=== MATERIAL PROVIDED ===
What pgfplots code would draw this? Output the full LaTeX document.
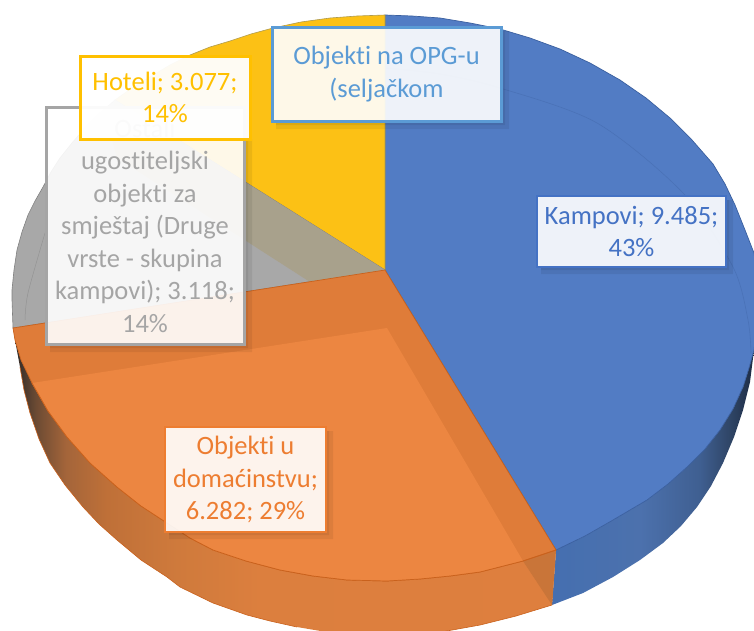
\documentclass[border=0pt]{standalone}
\usepackage{fontspec}
\setmainfont[Ligatures=NoCommon]{Carlito}
\usepackage{pgfplots}
\pgfplotsset{compat=1.18}
\definecolor{cblue}{HTML}{527CC4}
\definecolor{cblueln}{HTML}{3A5F9F}
\definecolor{corg}{HTML}{DF7C39}
\definecolor{corgl}{HTML}{EC8641}
\definecolor{corgln}{HTML}{C9611C}
\definecolor{ctri}{HTML}{C97539}
\definecolor{cyel}{HTML}{FCC115}
\definecolor{cgry}{HTML}{A8A8A8}
\definecolor{ckha}{HTML}{A8A18C}
\definecolor{lblue}{HTML}{5B9BD5}
\definecolor{lkamp}{HTML}{4472C4}
\definecolor{lorg}{HTML}{ED7D31}
\definecolor{lyel}{HTML}{FFC000}
\definecolor{lgry}{HTML}{A5A5A5}
\definecolor{oa}{HTML}{2E2A28}\definecolor{ob}{HTML}{6B4A33}\definecolor{oc}{HTML}{A4653A}\definecolor{od}{HTML}{BF7038}\definecolor{oe}{HTML}{CF7A3C}\definecolor{of}{HTML}{DC7F3E}\definecolor{og}{HTML}{DE7F3E}
\definecolor{ba}{HTML}{456FB0}\definecolor{bb}{HTML}{4C71AD}\definecolor{bc}{HTML}{3F5F91}\definecolor{bd}{HTML}{2F4566}\definecolor{be}{HTML}{1E2C44}
\pgfdeclarehorizontalshading{orangeside}{100bp}{color(0bp)=(oa);color(25bp)=(oa);color(26.9bp)=(ob);color(29.7bp)=(oc);color(33.5bp)=(od);color(40bp)=(oe);color(47.6bp)=(of);color(75bp)=(og);color(100bp)=(og)}
\pgfdeclarehorizontalshading{blueside}{100bp}{color(0bp)=(ba);color(25bp)=(ba);color(46.8bp)=(bb);color(61.6bp)=(bc);color(69bp)=(bd);color(75bp)=(be);color(100bp)=(be)}
\tikzset{lab/.style n args={4}{rectangle,fill=white,fill opacity=.9,text opacity=1,draw=#1,draw opacity=1,line width=#2,text=#1,minimum width=#3,minimum height=#4,inner sep=0pt,align=center,font=\fontsize{26.5}{32.5}\selectfont},
shd/.style={draw=none,fill=black,fill opacity=.065}}
\begin{document}
\begin{tikzpicture}
\begin{axis}[hide axis,scale only axis,width=754pt,height=630pt,xmin=0,xmax=754,ymin=0,ymax=630,y dir=reverse,clip=true]
% side walls
\addplot[draw=none,shading=blueside] coordinates {(556,550)(585,536)(613,520)(647,500)(668,484)(687,467)(705,449)(720,430)(733,409)(743,387)(749,368)(754,350)(750,382)(743,410)(734,437)(723,463)(711,486)(697,507)(681,526)(663,543)(640,560)(613,577)(583,593)(552,605)} --cycle;
\addplot[draw=none,shading=orangeside] coordinates {(15,340)(21,360)(32,383)(48,411)(67,437)(90,463)(117,487)(141,506)(167,523)(190,538)(213,550)(246,561)(280,570)(313,576)(347,580)(387,581)(420,579)(450,576)(480,572)(523,561)(556,550)(552,605)(516,616)(480,625)(430,634)(350,636)(297,627)(270,621)(247,615)(213,603)(180,587)(167,577)(141,560)(117,540)(99,524)(83,507)(65,485)(50,463)(39,439)(30,413)(24,390)(20,367)} --cycle;
\addplot[draw=none,fill=ctri] coordinates {(523,561)(556,550)(552,605)} --cycle;
\addplot[draw=corgln,line width=.6pt] coordinates {(552,605)(516,616)(480,625)(430,634)};
\addplot[draw=corgln,line width=.6pt] coordinates {(297,627)(270,621)(247,615)(213,603)(180,587)(167,577)(141,560)(117,540)(99,524)(83,507)(65,485)(50,463)(39,439)(30,413)(24,390)(20,367)};
% blue top
\addplot[draw=cblueln,line width=.7pt,fill=cblue] coordinates {(385,270)(385,15)(412,16)(440,18)(470,23)(500,29)(530,38)(560,49)(590,63)(620,80)(646,98)(670,118)(692,140)(713,164)(725,184)(735,205)(745,230)(754,253)(760,300)(754,350)(749,368)(743,387)(733,409)(720,430)(705,449)(687,467)(668,484)(647,500)(613,520)(585,536)(556,550)} --cycle;
\addplot[smooth,draw=cblueln!35!cblue,line width=.6pt] coordinates {(385,68)(440,74)(500,88)(597,123)(683,193)(733,267)(748,320)(751,353)};
% yellow top
\addplot[draw=cblueln!40!cyel,line width=.6pt,fill=cyel] coordinates {(385,270)(385,15)(357,16)(330,18)(301,22)(273,28)(251,34)(230,41)(210,47)(190,55)(170,65)(150,77)(132,88)(115,100)} --cycle;
% grey top
\addplot[draw=gray,line width=.6pt,fill=cgry] coordinates {(385,270)(115,100)(99,114)(85,128)(72,143)(60,158)(51,172)(43,187)(35,201)(28,215)(22,232)(17,250)(14,270)(12,290)(12,300)(13,328)} --cycle;
\addplot[draw=none,fill=ckha] coordinates {(385,270)(115,100)(109,130)(117,158)(310,282)} --cycle;
\addplot[smooth,draw=gray!50!cgry,line width=.5pt] coordinates {(45,233)(28,293)(25,320)};
% orange top
\addplot[draw=corgln,line width=.7pt,fill=corg] coordinates {(385,270)(13,328)(15,340)(21,360)(32,383)(48,411)(67,437)(90,463)(117,487)(141,506)(167,523)(190,538)(213,550)(246,561)(280,570)(313,576)(347,580)(387,581)(420,579)(450,576)(480,572)(523,561)(556,550)} --cycle;
\addplot[draw=none,fill=corgl] coordinates {(387,328)(32,383)(48,411)(67,437)(90,463)(117,487)(141,506)(167,523)(190,538)(213,550)(246,561)(280,570)(313,576)(347,580)(387,581)(420,579)(450,576)(480,572)(523,561)} --cycle;
\addplot[draw=corgln,line width=.7pt] coordinates {(32,383)(48,411)(67,437)(90,463)(117,487)(141,506)(167,523)(190,538)(213,550)(246,561)(280,570)(313,576)(347,580)(387,581)(420,579)(450,576)(480,572)(523,561)(556,550)};
% label shadows
\addplot[shd] coordinates {(726,200)(729,200)(729,270)(541,270)(541,267)(726,267)} --cycle;
\addplot[shd] coordinates {(726,200)(733,200)(733,274)(541,274)(541,267)(726,267)} --cycle;
\addplot[shd] coordinates {(326,431)(329,431)(329,535)(169,535)(169,532)(326,532)} --cycle;
\addplot[shd] coordinates {(326,431)(333,431)(333,539)(169,539)(169,532)(326,532)} --cycle;
\addplot[shd] coordinates {(244,139)(248,139)(248,348)(50,348)(50,344)(244,344)} --cycle;
\addplot[shd] coordinates {(244,139)(252,139)(252,352)(50,352)(50,344)(244,344)} --cycle;
\addplot[shd] coordinates {(501,31)(505,31)(505,125)(276,125)(276,121)(501,121)} --cycle;
\addplot[shd] coordinates {(501,31)(509,31)(509,129)(276,129)(276,121)(501,121)} --cycle;
% labels
\node[lab={lkamp}{1.5pt}{189pt}{71pt}] at (axis cs:631.5,231.5) {Kampovi; 9.485;\\43\%};
\node[lab={lorg}{2pt}{161pt}{105pt}] at (axis cs:245.5,479.5) {Objekti u\\domaćinstvu;\\6.282; 29\%};
\node[lab={lgry}{3pt}{198pt}{237pt}] at (axis cs:145,225.5) {Ostali\\ugostiteljski\\objekti za\\smještaj (Druge\\vrste - skupina\\kampovi); 3.118;\\14\%};
\node[lab={lyel}{3pt}{170pt}{83pt},fill opacity=.95] at (axis cs:165,97.5) {Hoteli; 3.077;\\14\%};
\node[lab={lblue}{3pt}{229pt}{94pt}] at (axis cs:386.5,74) {Objekti na OPG-u\\(seljačkom};
\end{axis}
\useasboundingbox (current axis.south west) rectangle (current axis.north east);
\end{tikzpicture}
\end{document}
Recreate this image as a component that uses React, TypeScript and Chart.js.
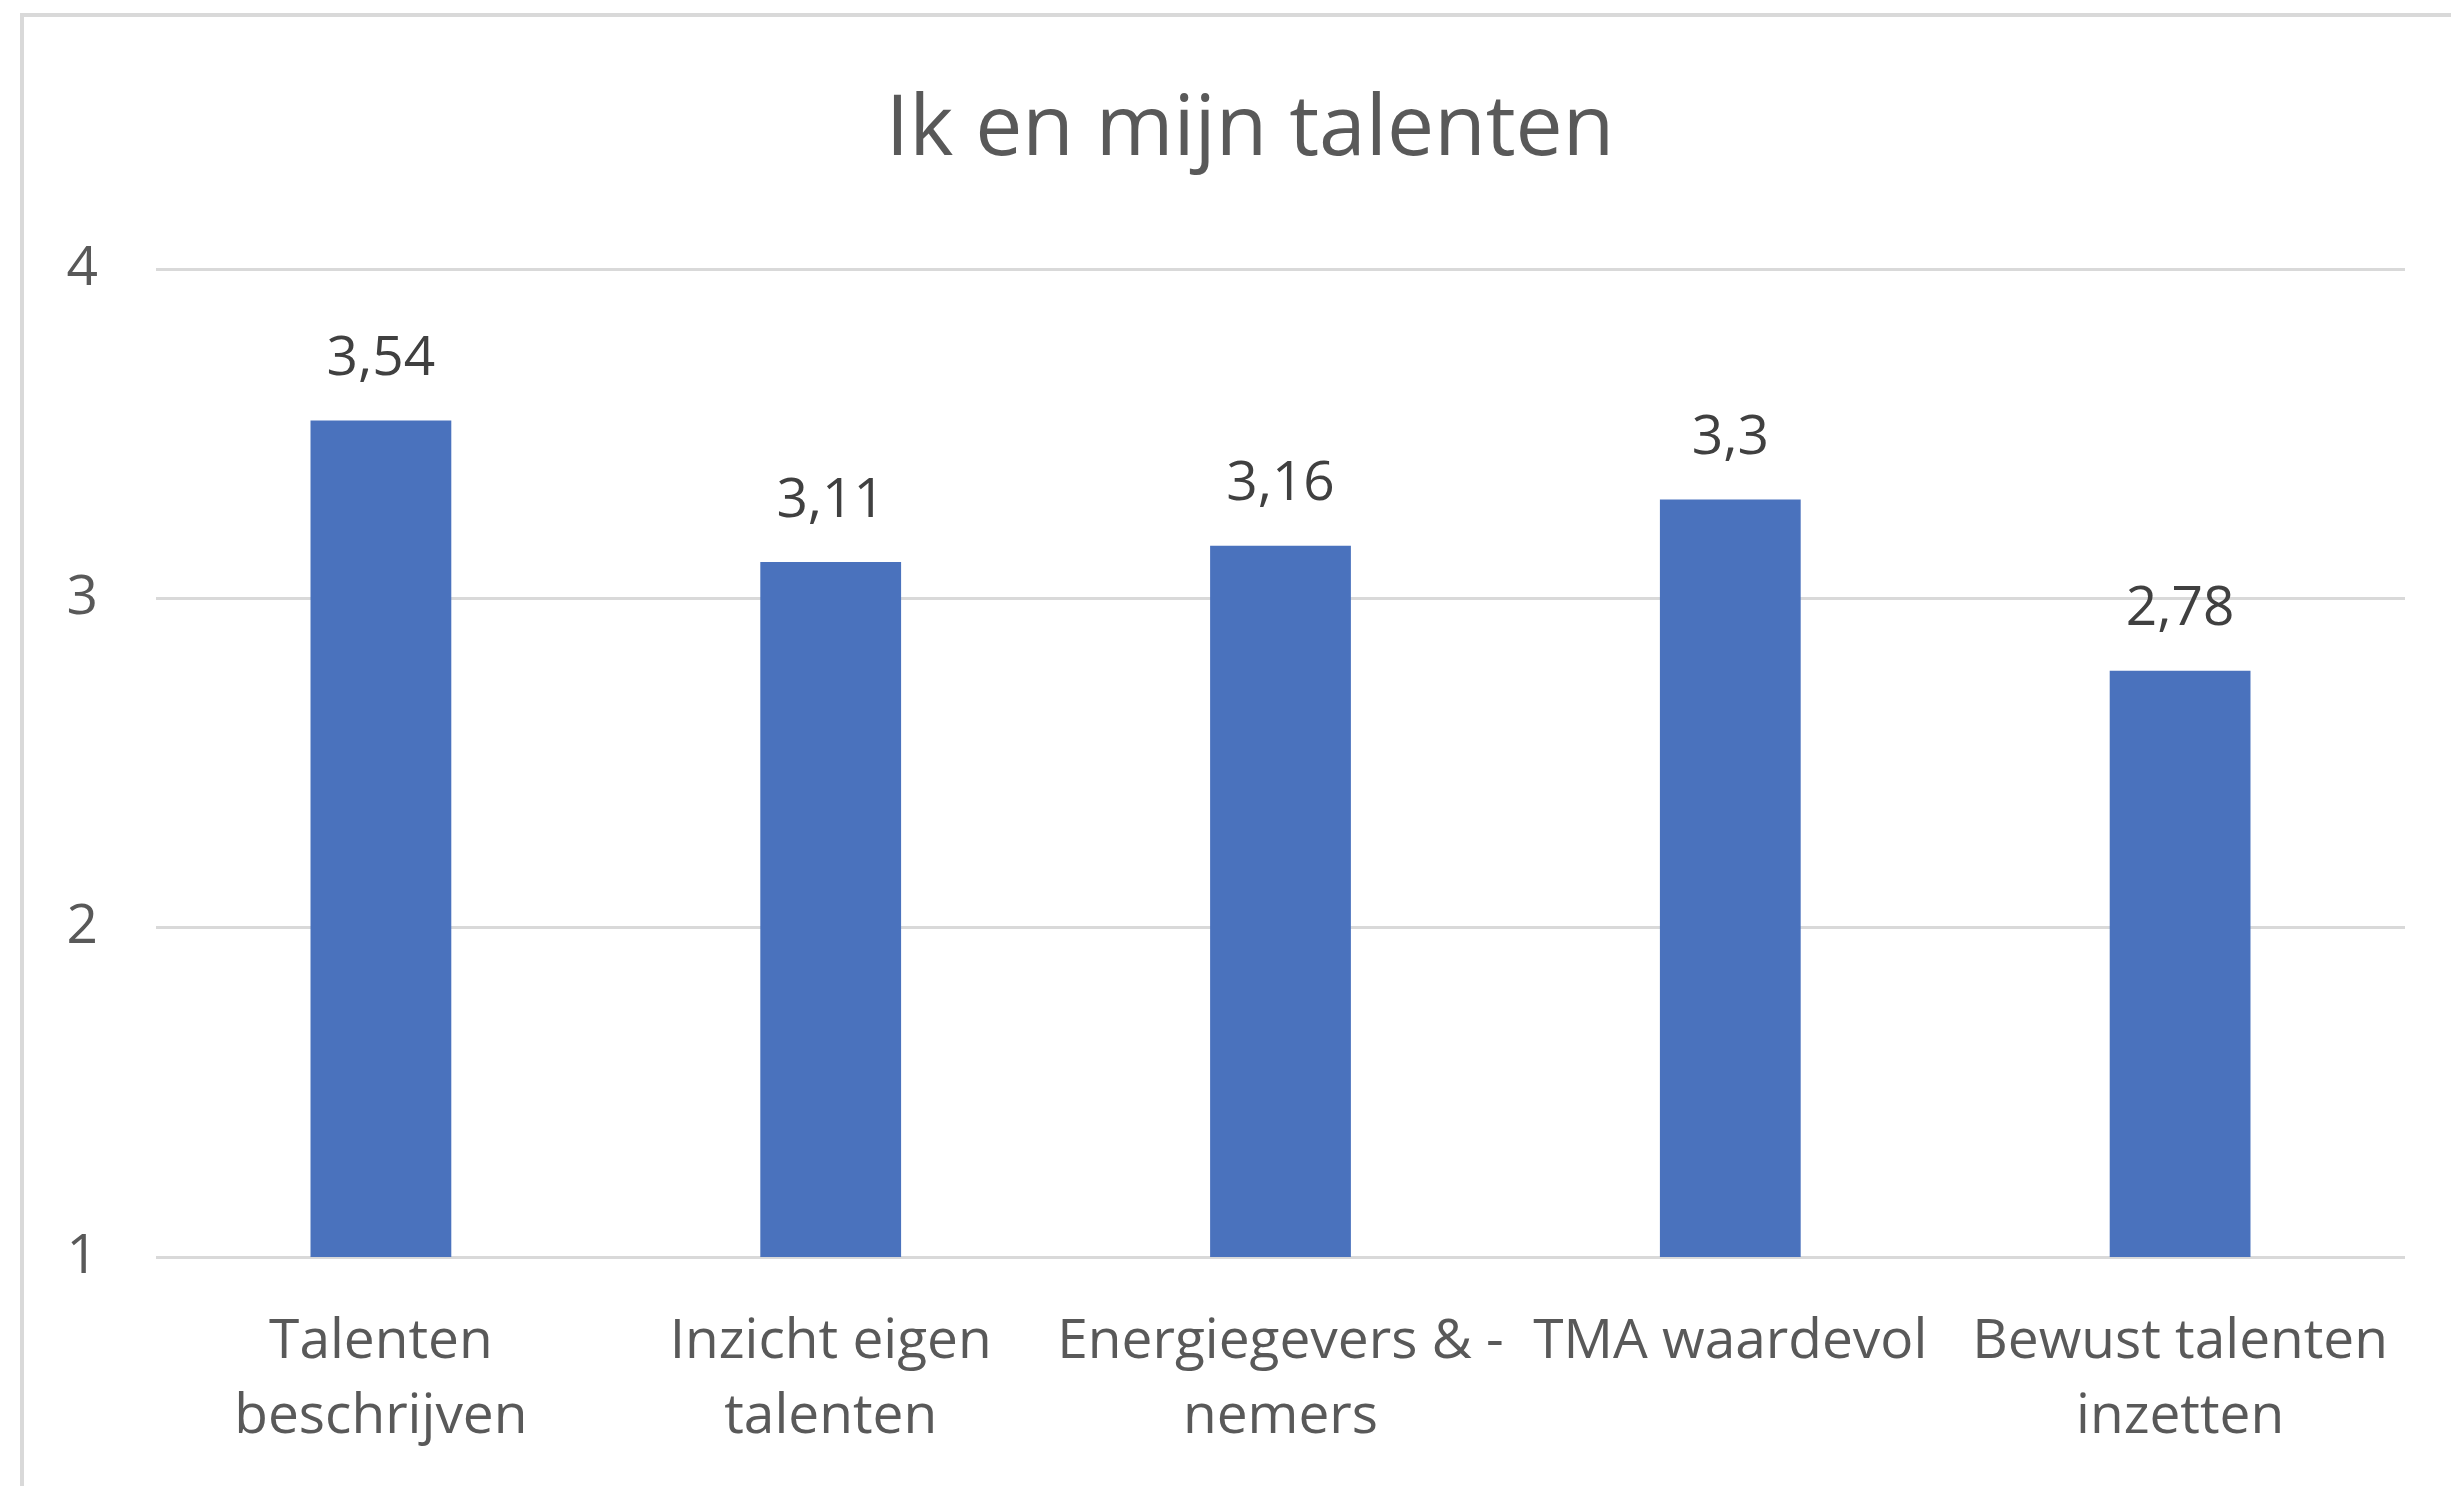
import React, { useEffect, useRef } from "react";
import { Chart, registerables } from "chart.js";

Chart.register(...registerables);

const titleText = "Ik en mijn talenten";
const categories: string[][] = [
  ["Talenten", "beschrijven"],
  ["Inzicht eigen", "talenten"],
  ["Energiegevers & -", "nemers"],
  ["TMA waardevol"],
  ["Bewust talenten", "inzetten"],
];
const values: number[] = [3.54, 3.11, 3.16, 3.3, 2.78];
const yTicks: number[] = [1, 2, 3, 4];

const W = 2451;
const H = 1486;
const FONT = '"Open Sans", "Noto Sans", sans-serif';

const fmt = (v: number) => String(v).replace(".", ",");

const framePlugin = {
  id: "frame",
  afterLayout(chart: any) {
    // the original chart extends past the right edge of the picture,
    // so its title is centred a little to the right of the visible middle
    if (chart.titleBlock) chart.titleBlock.left += 95;
  },
  beforeDraw(chart: any) {
    const ctx = chart.ctx;
    ctx.save();
    ctx.fillStyle = "#ffffff";
    ctx.fillRect(0, 0, chart.width, chart.height);
    ctx.fillStyle = "#d9d9d9";
    ctx.fillRect(20, 13, chart.width - 20, 4);
    ctx.fillRect(20, 13, 4, chart.height - 13);
    ctx.restore();
  },
};

const valueLabelPlugin = {
  id: "valueLabels",
  afterDatasetsDraw(chart: any) {
    const ctx = chart.ctx;
    const meta = chart.getDatasetMeta(0);
    const data = chart.data.datasets[0].data as number[];
    ctx.save();
    ctx.font = `55px ${FONT}`;
    ctx.fillStyle = "#404040";
    ctx.textAlign = "center";
    ctx.textBaseline = "middle";
    meta.data.forEach((el: any, i: number) => {
      ctx.fillText(fmt(data[i]), el.x, el.y - 61);
    });
    ctx.restore();
  },
};

export default function App() {
  const ref = useRef<HTMLCanvasElement | null>(null);

  useEffect(() => {
    if (!ref.current) return;
    const chart = new Chart(ref.current, {
      type: "bar",
      data: {
        labels: categories,
        datasets: [
          {
            data: values,
            backgroundColor: "#4A72BD",
            barPercentage: 0.313,
            categoryPercentage: 1,
          },
        ],
      },
      plugins: [framePlugin, valueLabelPlugin],
      options: {
        responsive: false,
        animation: false,
        devicePixelRatio: 1,
        layout: { padding: { left: 0, right: 46, top: 0, bottom: 0 } },
        plugins: {
          legend: { display: false },
          tooltip: { enabled: false },
          title: {
            display: true,
            text: titleText,
            color: "#595959",
            font: { family: FONT, size: 84, weight: "normal", lineHeight: 1 },
            padding: { top: 89, bottom: 96 },
          },
        },
        scales: {
          x: {
            grid: { display: false },
            border: { display: false },
            ticks: {
              color: "#595959",
              font: { family: FONT, size: 55, lineHeight: 1.364 },
              padding: 40,
              maxRotation: 0,
              autoSkip: false,
            },
            afterFit: (s: any) => {
              s.height = H - 1257;
            },
          },
          y: {
            min: yTicks[0],
            max: yTicks[yTicks.length - 1],
            grid: { color: "#d9d9d9", lineWidth: 3, drawTicks: false },
            border: { display: false },
            ticks: {
              stepSize: 1,
              color: "#595959",
              font: { family: FONT, size: 55 },
              padding: 58,
              callback: (v: any) => String(v),
            },
            afterFit: (s: any) => {
              s.width = 156;
            },
          },
        },
      },
    });
    return () => chart.destroy();
  }, []);

  return (
    <div style={{ position: "absolute", left: 0, top: 0, width: W, height: H }}>
      <canvas ref={ref} width={W} height={H} style={{ width: W, height: H }} />
    </div>
  );
}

=== PROBLEM STATEMENT ===
The lines to reproduce run from the one above containing "Recreate this image" through the one containing "Chart.register(...registerables);". Copy them exactly and leave out all pictures.

=== RESPONSE TO THE EXERCISE ===
Recreate this image as a component that uses React, TypeScript and Chart.js.
import React, { useEffect, useRef } from "react";
import { Chart, registerables } from "chart.js";

Chart.register(...registerables);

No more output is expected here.